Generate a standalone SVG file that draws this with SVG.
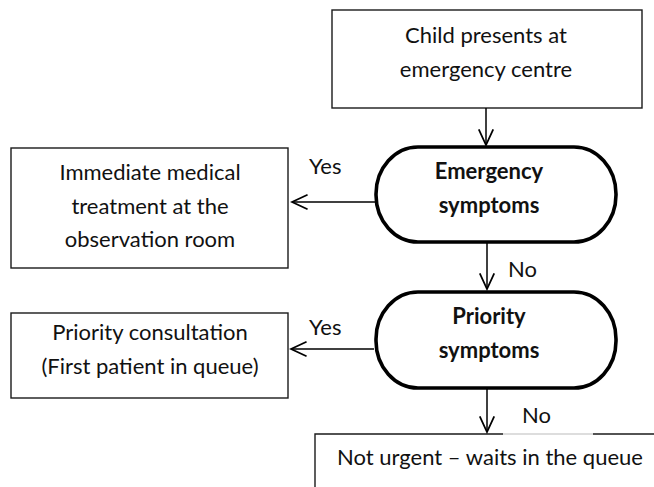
<svg xmlns="http://www.w3.org/2000/svg" width="654" height="487" viewBox="0 0 654 487">
<style>
.box{fill:#fff;stroke:#1a1a1a;stroke-width:1.4}
.term{fill:#fff;stroke:#000;stroke-width:3.6}
.t{font-family:Lato,"Liberation Sans",sans-serif;font-size:22px;fill:#111;text-anchor:middle}
.b{font-weight:bold}
.lbl{font-family:Lato,"Liberation Sans",sans-serif;font-size:22px;fill:#111}
.c{fill:none;stroke:#000;stroke-width:1.5}
</style>
<defs>
<marker id="ah" markerUnits="userSpaceOnUse" markerWidth="20" markerHeight="20" refX="0" refY="0" viewBox="-16 -8 18 16" orient="auto">
<path d="M-14,-6.5 L0,0 L-14,6.5" fill="none" stroke="#000" stroke-width="1.6"/>
</marker>
</defs>
<rect width="654" height="487" fill="#fff"/>
<g id="start">
<rect class="box" x="332" y="10" width="310" height="98"/>
<text class="t" x="486" y="43">Child presents at</text>
<text class="t" x="486" y="77">emergency centre</text>
</g>
<g id="emergency">
<rect class="term" x="376" y="147" width="240" height="95" rx="42" ry="47"/>
<text class="t b" x="489" y="179">Emergency</text>
<text class="t b" x="489" y="213">symptoms</text>
</g>
<g id="immediate">
<rect class="box" x="11" y="148" width="277" height="120"/>
<text class="t" x="150" y="180">Immediate medical</text>
<text class="t" x="150" y="214">treatment at the</text>
<text class="t" x="150" y="247">observation room</text>
</g>
<g id="priority">
<rect class="term" x="376" y="292" width="240" height="96" rx="42" ry="47"/>
<text class="t b" x="489" y="324">Priority</text>
<text class="t b" x="489" y="358">symptoms</text>
</g>
<g id="consultation">
<rect class="box" x="11" y="313" width="277" height="85"/>
<text class="t" x="150" y="340">Priority consultation</text>
<text class="t" x="150" y="374">(First patient in queue)</text>
</g>
<g id="noturgent">
<path d="M315,487 L315,434 L503,434" fill="none" stroke="#1a1a1a" stroke-width="1.4"/>
<path d="M503,434 L593,434" fill="none" stroke="#bbb" stroke-width="1"/>
<path d="M593,434 L654,434" fill="none" stroke="#1a1a1a" stroke-width="1.4"/>
<text class="t" x="490" y="465">Not urgent – waits in the queue</text>
</g>
<g id="connectors">
<path class="c" d="M486,108 L486,145" marker-end="url(#ah)"/>
<path class="c" d="M375,202 L292,202" marker-end="url(#ah)"/>
<path class="c" d="M487,243 L487,289" marker-end="url(#ah)"/>
<path class="c" d="M374,349 L291,349" marker-end="url(#ah)"/>
<path class="c" d="M487,389 L487,432" marker-end="url(#ah)"/>
<text class="lbl" x="309" y="174">Yes</text>
<text class="lbl" x="508" y="277">No</text>
<text class="lbl" x="309" y="335">Yes</text>
<text class="lbl" x="522" y="423">No</text>
</g>
</svg>
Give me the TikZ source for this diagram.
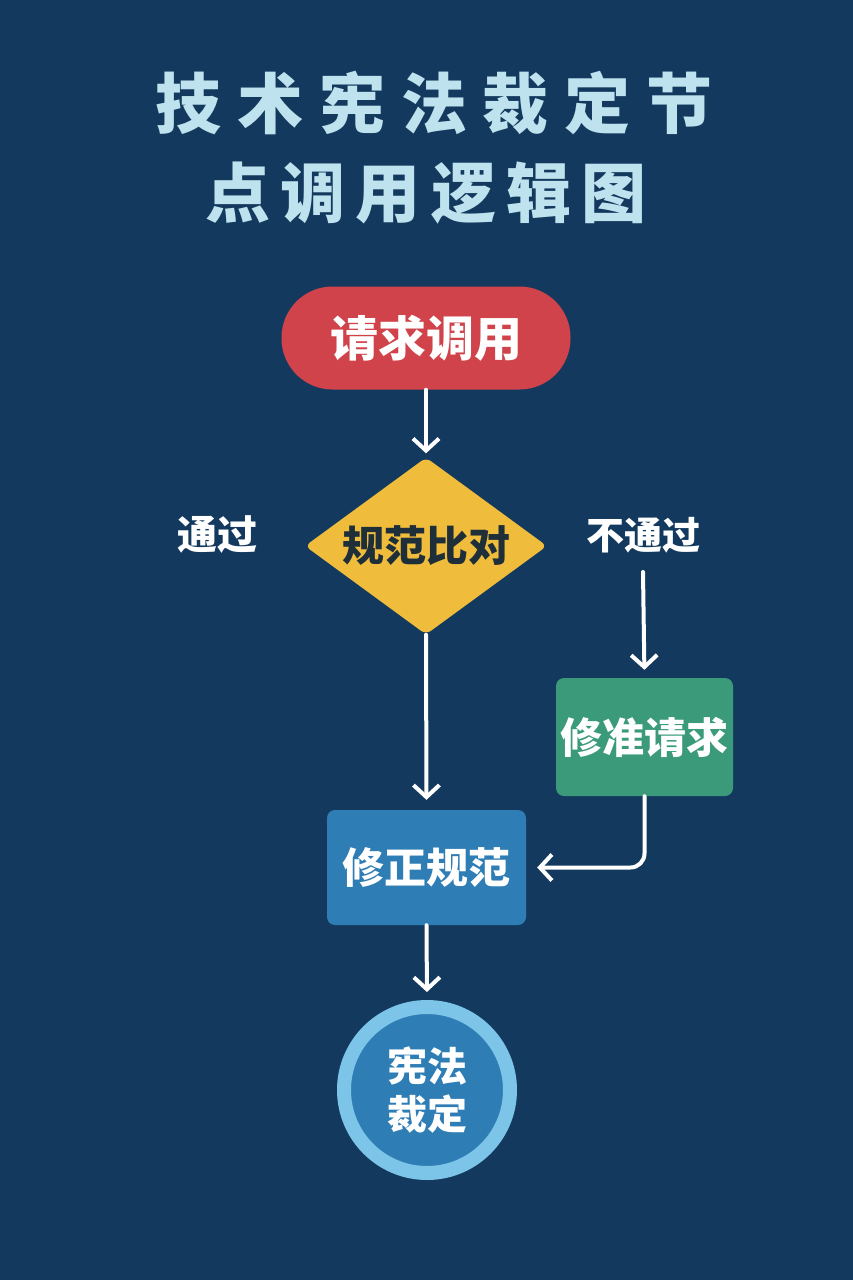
\documentclass[tikz,border=0pt]{standalone}
\usepackage{fontspec}
\usetikzlibrary{shapes.geometric,arrows.meta}
\newfontfamily\cjk{Noto Sans CJK SC}
\newfontfamily\cjkt{Noto Sans CJK SC}[LetterSpace=16]
\newfontfamily\cjktw{Noto Sans CJK SC}[LetterSpace=24]
\definecolor{bg}{HTML}{133A5E}
\definecolor{titlec}{HTML}{BFE3EE}
\definecolor{redc}{HTML}{D0434A}
\definecolor{yelc}{HTML}{F0BC3C}
\definecolor{txtdark}{HTML}{1E2F3A}
\definecolor{greenc}{HTML}{3A9A7A}
\definecolor{bluec}{HTML}{2F7DB5}
\definecolor{ringc}{HTML}{7CC5E8}
\tikzset{
  lbl/.style={font=\cjk\bfseries\fontsize{42}{48}\selectfont, text=white},
  conn/.style={draw=white, line width=4pt, line cap=round,
    -{Straight Barb[length=12pt,width=26pt,line width=4pt]}},
  boxst/.style={rectangle, rounded corners=8pt, inner sep=0pt, lbl}
}
\begin{document}
\begin{tikzpicture}[x=1pt,y=-1pt]
\fill[bg] (0,0) rectangle (853,1280);
\useasboundingbox (0,0) rectangle (853,1280);
% title
\node[font=\cjktw\bfseries\fontsize{66}{70}\selectfont, text=titlec] (t1) at (434,103) {技术宪法裁定节};
\node[font=\cjkt\bfseries\fontsize{65}{70}\selectfont, text=titlec] (t2) at (426,193) {点调用逻辑图};
% nodes
\node[boxst, fill=redc, rounded corners=51pt, minimum width=289pt, minimum height=103pt, font=\cjk\bfseries\fontsize{48}{54}\selectfont] (req) at (426,338) {请求调用};
\node[diamond, aspect=1.37, fill=yelc, rounded corners=6pt, inner sep=0pt, minimum width=242pt, minimum height=177pt, lbl, text=txtdark] (cmp) at (426,546) {规范比对};
\node[lbl, font=\cjk\bfseries\fontsize{40}{46}\selectfont] (pass) at (217,535) {通过};
\node[lbl, font=\cjk\bfseries\fontsize{38}{44}\selectfont] (nopass) at (643,535) {不通过};
\coordinate (nstart) at (643,572);
\node[boxst, fill=greenc, minimum width=177pt, minimum height=118pt] (fixreq) at (644.5,737) {修准请求};
\node[boxst, fill=bluec, minimum width=199pt, minimum height=115pt] (fixnorm) at (426.5,867.5) {修正规范};
\node[circle, fill=bluec, draw=ringc, line width=14pt, minimum size=166pt, inner sep=0pt, align=center, lbl, font=\cjk\bfseries\fontsize{40}{48}\selectfont] (judge) at (427,1090) {宪法\\裁定};
% connectors
\draw[conn, shorten >=4pt] (req.south) -- (cmp.north);
\draw[conn, shorten >=10pt] (cmp.south) -- (fixnorm.north);
\draw[conn, shorten >=8pt] (nstart) -- (fixreq.north);
\draw[conn, rounded corners=14pt, shorten >=11pt] (fixreq.south) |- (fixnorm.east);
\draw[conn, shorten >=8pt] (fixnorm.south) -- (judge.north);
\end{tikzpicture}
\end{document}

_Problem to work on_. Transcribe the preceding listing in its entirety and with exact wording, leaving out pictures.

_Output for this exercise_.
Generate a standalone SVG file that draws this with SVG.
<svg xmlns="http://www.w3.org/2000/svg" width="654" height="487" viewBox="0 0 654 487">
<style>
.box{fill:#fff;stroke:#1a1a1a;stroke-width:1.4}
.term{fill:#fff;stroke:#000;stroke-width:3.6}
.t{font-family:Lato,"Liberation Sans",sans-serif;font-size:22px;fill:#111;text-anchor:middle}
.b{font-weight:bold}
.lbl{font-family:Lato,"Liberation Sans",sans-serif;font-size:22px;fill:#111}
.c{fill:none;stroke:#000;stroke-width:1.5}
</style>
<defs>
<marker id="ah" markerUnits="userSpaceOnUse" markerWidth="20" markerHeight="20" refX="0" refY="0" viewBox="-16 -8 18 16" orient="auto">
<path d="M-14,-6.5 L0,0 L-14,6.5" fill="none" stroke="#000" stroke-width="1.6"/>
</marker>
</defs>
<rect width="654" height="487" fill="#fff"/>
<g id="start">
<rect class="box" x="332" y="10" width="310" height="98"/>
<text class="t" x="486" y="43">Child presents at</text>
<text class="t" x="486" y="77">emergency centre</text>
</g>
<g id="emergency">
<rect class="term" x="376" y="147" width="240" height="95" rx="42" ry="47"/>
<text class="t b" x="489" y="179">Emergency</text>
<text class="t b" x="489" y="213">symptoms</text>
</g>
<g id="immediate">
<rect class="box" x="11" y="148" width="277" height="120"/>
<text class="t" x="150" y="180">Immediate medical</text>
<text class="t" x="150" y="214">treatment at the</text>
<text class="t" x="150" y="247">observation room</text>
</g>
<g id="priority">
<rect class="term" x="376" y="292" width="240" height="96" rx="42" ry="47"/>
<text class="t b" x="489" y="324">Priority</text>
<text class="t b" x="489" y="358">symptoms</text>
</g>
<g id="consultation">
<rect class="box" x="11" y="313" width="277" height="85"/>
<text class="t" x="150" y="340">Priority consultation</text>
<text class="t" x="150" y="374">(First patient in queue)</text>
</g>
<g id="noturgent">
<path d="M315,487 L315,434 L503,434" fill="none" stroke="#1a1a1a" stroke-width="1.4"/>
<path d="M503,434 L593,434" fill="none" stroke="#bbb" stroke-width="1"/>
<path d="M593,434 L654,434" fill="none" stroke="#1a1a1a" stroke-width="1.4"/>
<text class="t" x="490" y="465">Not urgent – waits in the queue</text>
</g>
<g id="connectors">
<path class="c" d="M486,108 L486,145" marker-end="url(#ah)"/>
<path class="c" d="M375,202 L292,202" marker-end="url(#ah)"/>
<path class="c" d="M487,243 L487,289" marker-end="url(#ah)"/>
<path class="c" d="M374,349 L291,349" marker-end="url(#ah)"/>
<path class="c" d="M487,389 L487,432" marker-end="url(#ah)"/>
<text class="lbl" x="309" y="174">Yes</text>
<text class="lbl" x="508" y="277">No</text>
<text class="lbl" x="309" y="335">Yes</text>
<text class="lbl" x="522" y="423">No</text>
</g>
</svg>
Give me the TikZ source for this diagram.
\documentclass[tikz,border=0pt]{standalone}
\usepackage{fontspec}
\usetikzlibrary{shapes.geometric,arrows.meta}
\newfontfamily\cjk{Noto Sans CJK SC}
\newfontfamily\cjkt{Noto Sans CJK SC}[LetterSpace=16]
\newfontfamily\cjktw{Noto Sans CJK SC}[LetterSpace=24]
\definecolor{bg}{HTML}{133A5E}
\definecolor{titlec}{HTML}{BFE3EE}
\definecolor{redc}{HTML}{D0434A}
\definecolor{yelc}{HTML}{F0BC3C}
\definecolor{txtdark}{HTML}{1E2F3A}
\definecolor{greenc}{HTML}{3A9A7A}
\definecolor{bluec}{HTML}{2F7DB5}
\definecolor{ringc}{HTML}{7CC5E8}
\tikzset{
  lbl/.style={font=\cjk\bfseries\fontsize{42}{48}\selectfont, text=white},
  conn/.style={draw=white, line width=4pt, line cap=round,
    -{Straight Barb[length=12pt,width=26pt,line width=4pt]}},
  boxst/.style={rectangle, rounded corners=8pt, inner sep=0pt, lbl}
}
\begin{document}
\begin{tikzpicture}[x=1pt,y=-1pt]
\fill[bg] (0,0) rectangle (853,1280);
\useasboundingbox (0,0) rectangle (853,1280);
% title
\node[font=\cjktw\bfseries\fontsize{66}{70}\selectfont, text=titlec] (t1) at (434,103) {技术宪法裁定节};
\node[font=\cjkt\bfseries\fontsize{65}{70}\selectfont, text=titlec] (t2) at (426,193) {点调用逻辑图};
% nodes
\node[boxst, fill=redc, rounded corners=51pt, minimum width=289pt, minimum height=103pt, font=\cjk\bfseries\fontsize{48}{54}\selectfont] (req) at (426,338) {请求调用};
\node[diamond, aspect=1.37, fill=yelc, rounded corners=6pt, inner sep=0pt, minimum width=242pt, minimum height=177pt, lbl, text=txtdark] (cmp) at (426,546) {规范比对};
\node[lbl, font=\cjk\bfseries\fontsize{40}{46}\selectfont] (pass) at (217,535) {通过};
\node[lbl, font=\cjk\bfseries\fontsize{38}{44}\selectfont] (nopass) at (643,535) {不通过};
\coordinate (nstart) at (643,572);
\node[boxst, fill=greenc, minimum width=177pt, minimum height=118pt] (fixreq) at (644.5,737) {修准请求};
\node[boxst, fill=bluec, minimum width=199pt, minimum height=115pt] (fixnorm) at (426.5,867.5) {修正规范};
\node[circle, fill=bluec, draw=ringc, line width=14pt, minimum size=166pt, inner sep=0pt, align=center, lbl, font=\cjk\bfseries\fontsize{40}{48}\selectfont] (judge) at (427,1090) {宪法\\裁定};
% connectors
\draw[conn, shorten >=4pt] (req.south) -- (cmp.north);
\draw[conn, shorten >=10pt] (cmp.south) -- (fixnorm.north);
\draw[conn, shorten >=8pt] (nstart) -- (fixreq.north);
\draw[conn, rounded corners=14pt, shorten >=11pt] (fixreq.south) |- (fixnorm.east);
\draw[conn, shorten >=8pt] (fixnorm.south) -- (judge.north);
\end{tikzpicture}
\end{document}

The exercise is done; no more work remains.